Keir Starmer announced on June 22, 2026 that he would resign as Labour leader and prime minister, staying in office until his party chooses a successor. The trigger was political, not economic: after the rapid rise of the hard-right Reform UK party and a punishing set of May local-election results, Starmer faced months of pressure from Labour MPs and ministers, CNBC reported. His likely successor, former Greater Manchester mayor Andy Burnham, would become the UK's seventh prime minister in a decade.
For a non-UK reader, the stakes are straightforward: whoever wins inherits the keys to one of the world's largest economies and immediate responsibility for a delicate set of public finances that investors price daily through the government bond — or "gilt" — market and the pound.
A growing but slow economy
The near-term data is better than feared.
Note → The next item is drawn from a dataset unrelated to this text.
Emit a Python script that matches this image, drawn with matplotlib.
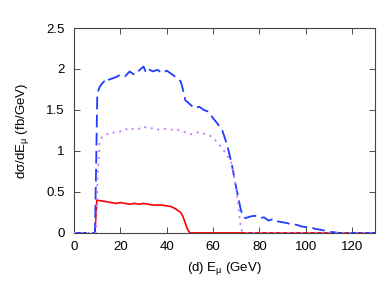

UK real GDP rose 0.6% in the first quarter of 2026 and expanded 1.4% over full-year 2025, the Office for National Statistics reports — positive but modest growth.
Inflation has cooled but not disappeared. Consumer price inflation was 2.8% in the spring, and the Bank of England held its policy rate at 3.75% on June 17 in a 7–2 vote, with two members preferring a hike, per the Bank's June minutes — a signal that further rate cuts are not assured.
The fiscal box
Here lies the real constraint. Public sector net debt stood at about 95% of GDP by late spring — levels last seen in the early 1960s, the ONS reports. Borrowing in the year to March 2026 was £132.0 billion, or 4.3% of GDP.
At the November 2025 budget, Chancellor Rachel Reeves rebuilt fiscal "headroom" against her rule that the current budget reach surplus by the end of the decade — to about £22 billion, up from under £10 billion forecast in March, the Institute for Fiscal Studies notes. She did so largely through tax rises weighted toward the back end of the parliament, pushing the UK tax burden toward roughly 38% of GDP, the highest on record.
The trade-offs
The next prime minister faces a three-way bind: raise taxes further (politically costly with the burden already near record highs), cut spending (resisted by the party's left and by ministers who quit over defense funding), or loosen the borrowing rules (which risks the bond market's confidence). Each lever pushes against the others.
Why markets care
Market reaction to Starmer's exit was contained but watchful, with sterling trading near $1.32. Analysts had earlier warned that markets may be underpricing a Burnham win and that any perceived loosening of fiscal discipline could pressure gilts and the pound, CNBC reported. Higher gilt yields raise the government's own borrowing costs, tightening the fiscal box further.
This is analysis, not prediction: the figures above are reported facts and attributed forecasts. What the next leader does with them — and how convincingly they reassure bondholders — remains the open question.